Introduction
When learning Data Structures and Algorithms, one of the first things you realise is that they are not just abstract concepts, they are the hidden logic that makes everyday software efficient.
As I continue my DSA study journey, this post is the next step in my ongoing series. The previous one explored hashmaps, stacks, and queues. These three structures handle data efficiently using different patterns of access and order. You can check that one out here.
In this blog, we move on to another fundamental structure that underpins many others, the Linked List.
At first glance, a linked list might look similar to an array since both store collections of items. But the difference lies in how they’re connected. Instead of every item sitting next to each other in memory like an array, a linked list connects elements through pointers, forming a flexible chain that can grow and shrink without rearranging everything.
By the end of this blog, you will understand how linked lists work, how to create one in JavaScript, and how common operations like inserting and deleting elements actually happen under the hood, as we do not have a built-in one in JavaScript.
What is a Linked List?
A linked list is a linear data structure made up of individual elements called nodes, where each node stores two things:
- A value, which is the data itself.
- A pointer (or reference) to the next node in the sequence.
That pointer acts as a link, joining each node to the next one, which is why it’s called a linked list. Unlike arrays, the nodes aren’t stored next to each other in memory. Instead, each one "knows" where the next is located.
You can imagine it like a chain of connected train carriages.
Each carriage holds some cargo (the value) and a connector (the pointer) that links it to the next carriage.
If you want to add or remove a carriage, you simply adjust the connectors without moving every other one in the chain.
This makes linked lists more flexible than arrays when it comes to inserting or deleting elements.
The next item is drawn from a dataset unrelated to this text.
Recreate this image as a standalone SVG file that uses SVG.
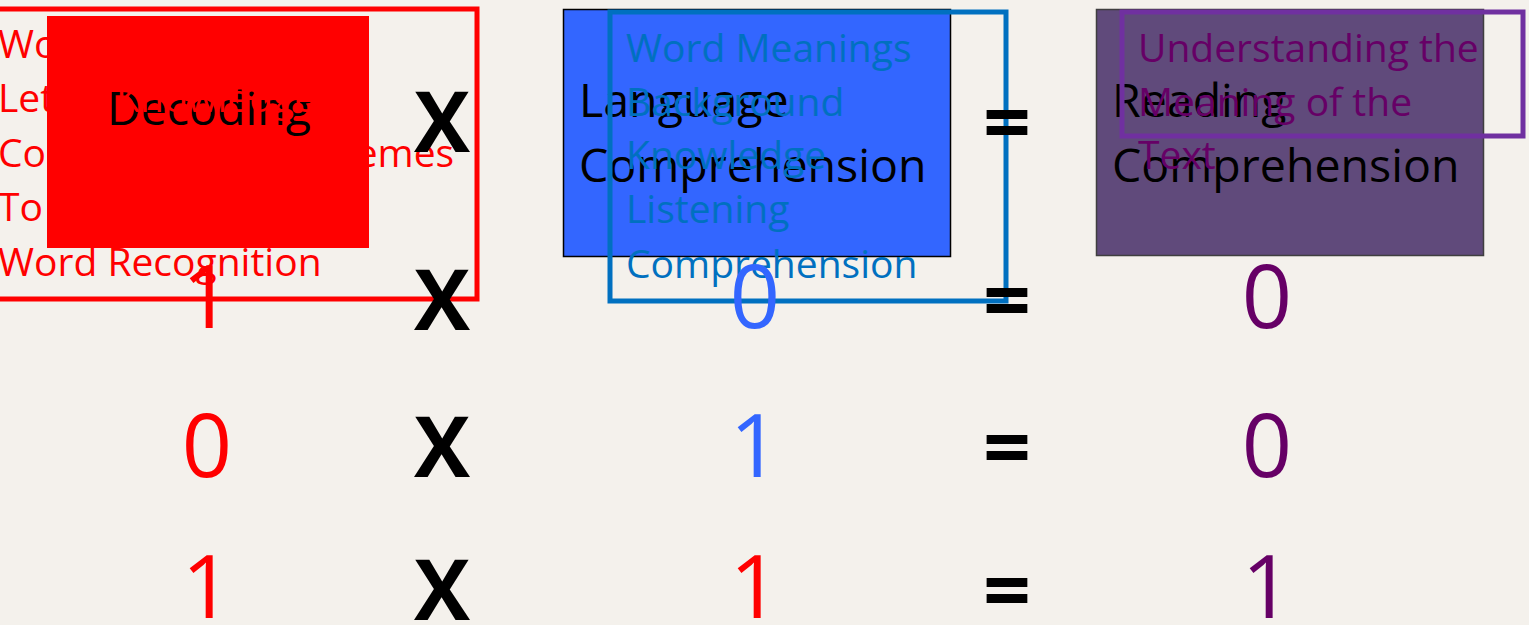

You don’t have to shift indexes or worry about reallocating memory, you just redirect links between nodes.
However, this flexibility comes with a trade‑off. Because elements aren’t indexed by position, finding an element means starting at the head and moving through each node one by one. That’s why linked lists have O(n) access time instead of the O(1) access you get with arrays.
They can also get a bit tricky. When you’re updating pointers between nodes, you often need to store a temporary reference. Without that extra step, it’s easy to accidentally break a link and lose part of the list.
Before we begin coding, let’s break down the two building blocks of a linked list: the Node and the LinkedList class that manages them.
Building the Linked List
To understand how a linked list works, we’ll start from the smallest building block, the Node.
Each node stores a value and a reference (or pointer) to the next node in the list.
In JavaScript, that looks like this:
class Node {
constructor(value) {
this.value = value;
this.next = null;
}
}
value holds the actual data you want to store.
next is a pointer to the next node in the list.
If next is null, that means the node is the end of the list.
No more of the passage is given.